Fast forward to 1947. I was four years old. We lived in St. Louis, Missouri. It was October and beginning to get cold. Morgan’s twin brother, Stormy Knight (not his given name, but that’s a whole other story) was living in Puerto Rico only two blocks from the ocean. He kept tempting Dad with how warm it is in Puerto Rico and how the ocean was practically his back yard. One day my parents quit their jobs, packed up everything, and moved to Puerto Rico. We arrived with no house, no job, nothing. For a while we lived with Uncle Stormy and Aunt Wilda until my dad got a job and a place to live. Within a little more than a year of settling in Puerto Rico my father saw an ad saying that the government of Brazil was giving away large tracts of land in Rio Grande do Sur to anyone willing to come and develop the land for farming or ranching. Morgan’s wanderlust kicked in and he was eager to go to Brazil and be a cattle rancher. My mother, on the other hand, had grown up on a farm in Arkansas and knew something about what was involved in that scheme. She put her foot down and said, “No way are we going to be ranchers in Brazil.” In a nutshell, that’s why I grew up in Puerto Rico instead of Brazil.

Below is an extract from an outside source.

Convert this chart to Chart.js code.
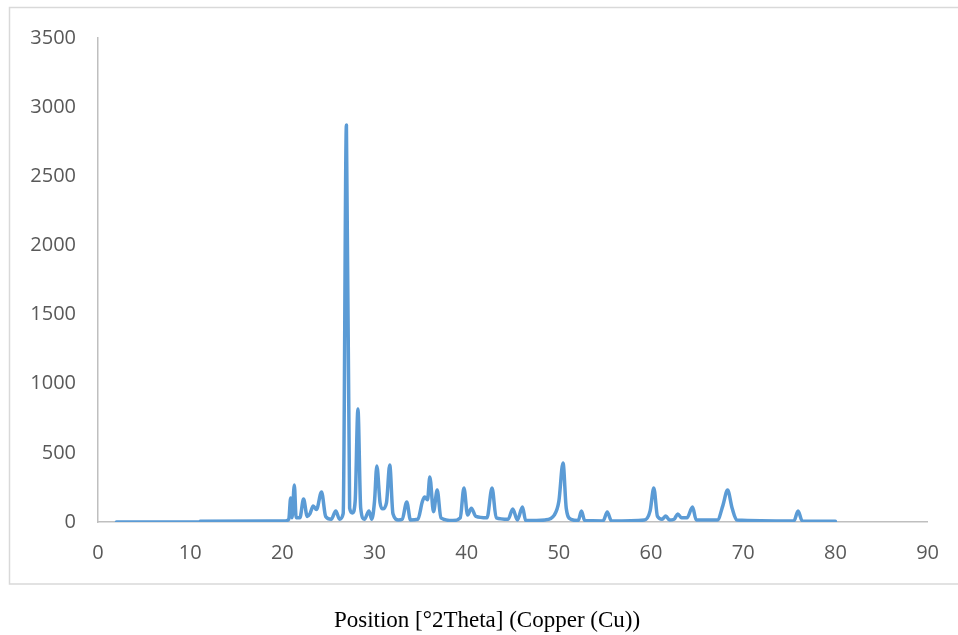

Growing up in Puerto Rico I acquired a second language, a second culture, and more than a little of my father’s wanderlust. On this Father’s Day, I see clearly how the stories of my father’s adventures and travels have influenced me and my passion for travel. If someone asked me to name my favorite thing in life, it would be Travel. Travel broadens your perspective, educates, stimulates, and makes you realize that we are all one regardless of language, color, or citizenship.
I believe I have passed some of this interest in travel on to my son, Eric. He has traveled with me to Colorado, St. Maarten, India,Thailand, Hong Kong, Mexico, and followed in my footsteps to Machu Pichu, Peru. We seem to be a family of travelers.
A final word: Morgan Livemore Knight was the last of his siblings and parents when he passed away in 2001. Maybe his middle name was prophetic. He really did live more. Perhaps in more ways than one.